As a wine enthusiast living in North America, I have come to understand these particular aromas not as flaws but as bespeaking the soul, if you will, of the archetypal native American red wine. I see those aromas decidedly as features, not as flaws. These charry/grainy aromas can only be understood as flaws when juxtaposed against a vinifera-oriented paradigm within which they have neither precedent nor meaning; taken as they are on their own, however, they are fully self-justified expressions of identity.

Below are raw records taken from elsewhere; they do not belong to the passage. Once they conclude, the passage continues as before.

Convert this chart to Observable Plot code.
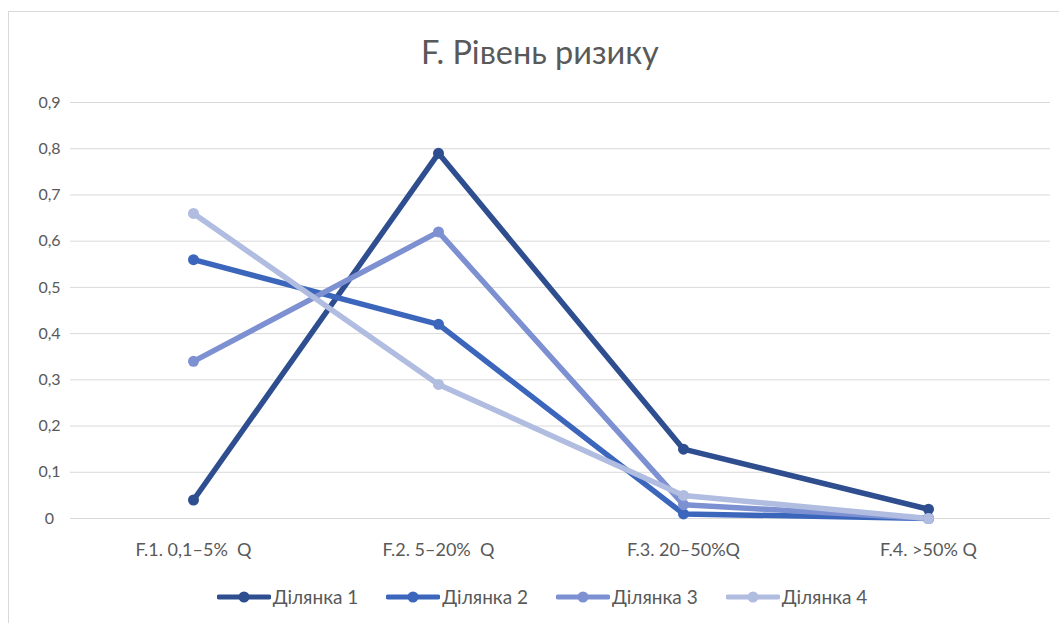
<!DOCTYPE html>
<html>
<head>
<meta charset="utf-8">
<script src="https://cdn.jsdelivr.net/npm/d3@7"></script>
<script src="https://cdn.jsdelivr.net/npm/@observablehq/plot@0.6"></script>
<style>
  html, body { margin: 0; padding: 0; background: #fff; }
  body { width: 1059px; height: 623px; overflow: hidden; position: relative;
         font-family: Lato, "Open Sans", "Noto Sans", sans-serif; color: #595959; }
  #frame { position: absolute; left: 8px; top: 11px; width: 1100px; height: 700px;
           border: 1px solid #d9d9d9; box-sizing: border-box; }
  #title { position: absolute; left: 0; width: 1080px; top: 32px; text-align: center;
           font-size: 32.5px; color: #595959; white-space: pre; }
  #chart { position: absolute; left: 0; top: 80px; }
  #legend { position: absolute; left: 0; width: 1084px; top: 585px; display: flex;
            justify-content: center; gap: 28px; font-size: 19px; color: #595959; }
  .item { display: flex; align-items: center; gap: 2px; white-space: pre; }
  .item svg { display: block; }
  #chart text { white-space: pre; }
</style>
</head>
<body>
<div id="frame"></div>
<div id="title">F. Рівень ризику</div>
<div id="chart"></div>
<div id="legend"></div>
<script>
// Risk-level categories (x axis)
const categories = ["F.1. 0,1–5%  Q", "F.2. 5–20%  Q", "F.3. 20–50%Q", "F.4. >50% Q"];
// Series names and colours
const seriesNames = ["Ділянка 1", "Ділянка 2", "Ділянка 3", "Ділянка 4"];
const seriesColors = ["#2e4e8f", "#3b66bc", "#7d90d2", "#b0bce0"];
// Values per plot (one array per series)
const plot1 = [0.04, 0.79, 0.15, 0.02];
const plot2 = [0.56, 0.42, 0.01, 0.00];
const plot3 = [0.34, 0.62, 0.03, 0.00];
const plot4 = [0.66, 0.29, 0.05, 0.00];
// Y-axis tick values
const yTicks = [0, 0.1, 0.2, 0.3, 0.4, 0.5, 0.6, 0.7, 0.8, 0.9];

const seriesValues = [plot1, plot2, plot3, plot4];
const rows = seriesNames.flatMap((name, i) =>
  categories.map((c, j) => ({series: name, category: c, value: seriesValues[i][j]})));

const fmt = d => d3.format(".1~f")(d).replace(".", ",");

const chart = Plot.plot({
  width: 1059,
  height: 500,
  marginLeft: 70,
  marginRight: 9,
  marginTop: 22,
  marginBottom: 62,
  style: {fontFamily: 'Lato, "Open Sans", "Noto Sans", sans-serif', color: "#595959", background: "transparent"},
  x: {type: "point", domain: categories, padding: 0.5, label: null},
  y: {domain: [0, 0.9], label: null},
  color: {domain: seriesNames, range: seriesColors},
  marks: [
    Plot.gridY(yTicks, {stroke: "#d9d9d9", strokeOpacity: 1, strokeWidth: 1}),
    Plot.axisY(yTicks, {tickSize: 0, tickPadding: 21, textAnchor: "middle", tickFormat: fmt,
                        fontSize: 16, fill: "#595959", label: null}),
    Plot.axisX({tickSize: 0, tickPadding: 25, fontSize: 18, fill: "#595959", label: null}),
    Plot.line(rows, {x: "category", y: "value", z: "series", stroke: "series",
                     strokeWidth: 5.5, strokeLinejoin: "round", strokeLinecap: "round"}),
    Plot.dot(rows, {x: "category", y: "value", fill: "series", r: 5.5, stroke: "none"})
  ]
});
document.getElementById("chart").appendChild(chart);

// Legend: line-and-marker swatch per series
const legend = d3.select("#legend");
seriesNames.forEach((name, i) => {
  const item = legend.append("div").attr("class", "item");
  const sw = item.append("svg").attr("width", 54).attr("height", 14);
  sw.append("line").attr("x1", 2).attr("x2", 52).attr("y1", 7).attr("y2", 7)
    .attr("stroke", seriesColors[i]).attr("stroke-width", 5).attr("stroke-linecap", "round");
  sw.append("circle").attr("cx", 27).attr("cy", 7).attr("r", 5.5).attr("fill", seriesColors[i]);
  item.append("span").text(name);
});
</script>
</body>
</html>
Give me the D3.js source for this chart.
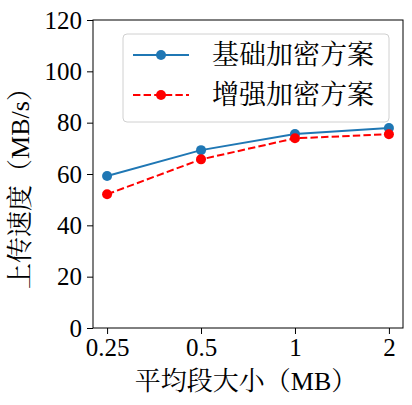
<!DOCTYPE html>
<html><head><meta charset="utf-8">
<script src="https://cdn.jsdelivr.net/npm/d3@7"></script>
<style>body{margin:0;background:#fff}svg{display:block}</style>
</head><body>
<script>
const categories = ["0.25", "0.5", "1", "2"];
const basicValues = [59.2, 69.3, 75.6, 77.9];
const enhancedValues = [52.1, 65.7, 73.9, 75.5];
const yTicks = [0, 20, 40, 60, 80, 100, 120];
const seriesNames = ["基础加密方案", "增强加密方案"];
const xLabelParts = [["平均段大小（", "cjk"], ["MB", "lat"], ["）", "cjk"]];
const yLabelParts = [["上传速度（", "cjk"], ["MB/s", "lat"], ["）", "cjk"]];

const W = 412, H = 405;
const m = {left: 93, right: 9, top: 20, bottom: 77};
const LAT = "'Liberation Serif'";
const CJK = "'Noto Serif CJK SC'";
const svg = d3.select("body").append("svg").attr("width", W).attr("height", H);

const x = d3.scaleLinear().domain([-0.15, 3.15]).range([m.left, W - m.right]);
const y = d3.scaleLinear().domain([0, 120]).range([H - m.bottom, m.top]);

const xAxis = d3.axisBottom(x).tickValues(d3.range(categories.length))
  .tickFormat(i => categories[i]).tickSize(6).tickPadding(4);
const yAxis = d3.axisLeft(y).tickValues(yTicks).tickSize(6).tickPadding(5);

const gx = svg.append("g").attr("transform", `translate(0,${H - m.bottom})`).call(xAxis);
const gy = svg.append("g").attr("transform", `translate(${m.left},0)`).call(yAxis);
[gx, gy].forEach(g => {
  g.attr("font-family", LAT).attr("font-size", 25);
  g.selectAll("text").style("font-size", "25px").style("font-family", LAT).attr("fill", "#000");
  g.selectAll("line").attr("stroke", "#000").attr("stroke-width", 1);
  g.select(".domain").remove();
});

svg.append("rect").attr("x", m.left).attr("y", m.top)
  .attr("width", W - m.right - m.left).attr("height", H - m.bottom - m.top)
  .attr("fill", "none").attr("stroke", "#000").attr("stroke-width", 1);

const series = [
  {name: seriesNames[0], values: basicValues, color: "#1f77b4", dash: null},
  {name: seriesNames[1], values: enhancedValues, color: "#ff0000", dash: "7.4,3.2"}
];
const line = d3.line().x((d, i) => x(i)).y(d => y(d));
series.forEach(s => {
  svg.append("path").datum(s.values).attr("d", line).attr("fill", "none")
    .attr("stroke", s.color).attr("stroke-width", 2).attr("stroke-dasharray", s.dash);
  svg.selectAll(null).data(s.values).enter().append("circle")
    .attr("cx", (d, i) => x(i)).attr("cy", d => y(d)).attr("r", 5).attr("fill", s.color);
});

// legend
const lg = svg.append("g");
lg.append("rect").attr("x", 123).attr("y", 34).attr("width", 266).attr("height", 88)
  .attr("rx", 4).attr("fill", "#fff").attr("fill-opacity", 0.8)
  .attr("stroke", "#d0d0d0").attr("stroke-width", 1);
series.forEach((s, i) => {
  const cy = 55 + i * 40;
  lg.append("line").attr("x1", 133).attr("x2", 189).attr("y1", cy).attr("y2", cy)
    .attr("stroke", s.color).attr("stroke-width", 2).attr("stroke-dasharray", s.dash);
  lg.append("circle").attr("cx", 161).attr("cy", cy).attr("r", 5).attr("fill", s.color);
  lg.append("text").attr("x", 212).attr("y", cy).attr("dy", "0.35em")
    .style("font-family", CJK).style("font-size", "27px").text(s.name);
});

function addParts(t, parts) {
  parts.forEach(([str, kind]) => {
    t.append("tspan").style("font-family", kind === "cjk" ? CJK : LAT).text(str);
  });
}
// axis labels
const xl = svg.append("text").attr("x", (m.left + W - m.right) / 2 - 2).attr("y", 381).attr("dy", "0.35em")
  .attr("text-anchor", "middle").style("font-size", "26px").style("font-family", CJK);
addParts(xl, xLabelParts);
const yl = svg.append("text").attr("transform", `translate(20,${(m.top + H - m.bottom) / 2 + 8}) rotate(-90)`)
  .attr("dy", "0.35em").attr("text-anchor", "middle").style("font-size", "26px").style("font-family", CJK);
addParts(yl, yLabelParts);
</script>
</body></html>
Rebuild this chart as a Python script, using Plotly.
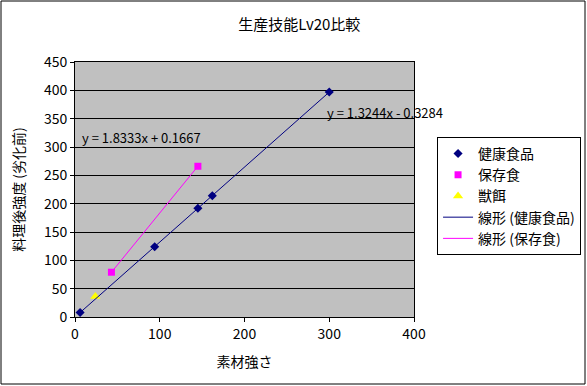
import numpy as np
import plotly.graph_objects as go

title = "生産技能Lv20比較"
x_title = "素材強さ"
y_title = "料理後強度 (劣化前)"

health_x = [6, 94, 145, 162, 300]
health_y = [8, 124, 192, 214, 397]
preserve_x = [43, 145]
preserve_y = [79, 266]
feed_x = [24]
feed_y = [36]

names = ["健康食品", "保存食", "獣餌", "線形 (健康食品)", "線形 (保存食)"]
eq_health = "y = 1.3244x - 0.3284"
eq_preserve = "y = 1.8333x + 0.1667"

FONT = "Noto Sans CJK JP, sans-serif"

def trend(xs, ys):
    m, b = np.polyfit(xs, ys, 1)
    xx = [min(xs), max(xs)]
    return xx, [m * v + b for v in xx]

fig = go.Figure()
fig.add_trace(go.Scatter(x=health_x, y=health_y, mode="markers", name=names[0],
                         marker=dict(symbol="diamond", color="#000080", size=7)))
fig.add_trace(go.Scatter(x=preserve_x, y=preserve_y, mode="markers", name=names[1],
                         marker=dict(symbol="square", color="#FF00FF", size=7)))
fig.add_trace(go.Scatter(x=feed_x, y=feed_y, mode="markers", name=names[2],
                         marker=dict(symbol="triangle-up", color="#FFFF00", size=9)))
tx, ty = trend(health_x, health_y)
fig.add_trace(go.Scatter(x=tx, y=ty, mode="lines", name=names[3],
                         line=dict(color="#000080", width=1)))
tx, ty = trend(preserve_x, preserve_y)
fig.add_trace(go.Scatter(x=tx, y=ty, mode="lines", name=names[4],
                         line=dict(color="#FF00FF", width=1)))

fig.add_annotation(x=295, y=361, text=eq_health, showarrow=False, xanchor="left",
                   font=dict(family=FONT, size=13, color="black"))
fig.add_annotation(x=6, y=317, text=eq_preserve, showarrow=False, xanchor="left",
                   font=dict(family=FONT, size=13, color="black"))

# outer chart border
fig.add_shape(type="rect", xref="paper", yref="paper",
              x0=(1 - 75) / 339, x1=(585 - 75) / 339,
              y0=(317 - 384) / 255, y1=(317 - 1) / 255,
              line=dict(color="black", width=1), layer="below")

fig.update_layout(
    width=587, height=386,
    margin=dict(l=75, r=173, t=62, b=69, autoexpand=False),
    paper_bgcolor="white", plot_bgcolor="#C0C0C0",
    font=dict(family=FONT, size=14, color="black"),
    title=dict(text=title, x=0.51, xanchor="center", y=0.935, yanchor="middle",
               font=dict(family=FONT, size=15, color="black")),
    showlegend=True,
    legend=dict(x=1.068, y=0.706, xanchor="left", yanchor="top",
                bgcolor="white", bordercolor="black", borderwidth=1,
                font=dict(family=FONT, size=14), tracegroupgap=0,
                itemwidth=30),
    xaxis=dict(range=[0, 400], dtick=100, showgrid=False, zeroline=False,
               showline=True, linecolor="black", mirror=True, automargin=False,
               ticks="outside", ticklen=4, tickcolor="black",
               tickfont=dict(size=14),
               title=dict(text=x_title, font=dict(size=14))),
    yaxis=dict(range=[0, 450], dtick=50, showgrid=True, gridcolor="black", gridwidth=1,
               zeroline=False, showline=True, linecolor="black", mirror=True, automargin=False,
               ticks="outside", ticklen=4, tickcolor="black",
               tickfont=dict(size=14),
               title=dict(text=y_title, font=dict(size=14))),
)

fig.write_html("out.html", config={"displayModeBar": False},
               post_script="document.body.style.margin='0';")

The established wine world uses vinifera as its yardstick, and therefore many palates are unattuned to the aromas in certain non-vinifera grape wines. Personally however, I am able to just as happily drink a Blumenhof Cynthiana and enjoy its charred-coffee-bean/woodsy aromas as I am able to enjoy a Pauillac or a Barbera for their individual characteristics. I can enjoy a good Barolo. I can enjoy a good Cab Sauvignon. I have been trying to understand, and feel that I do have a better understanding, of Pinot Noir in recent times. I can enjoy a Margaux or a Pauillac. BUT! - and here is the key - none of these wines reduces or cancels out my sincere interest in and appreciation of native varieties and hybrids, in which I find much to enjoy.
It is satisfying to seen an increasing number of people in cold-climate wine-growing circles converging in agreement as to the value of grape varieties that actually work in their climates and produce wines true to their origins.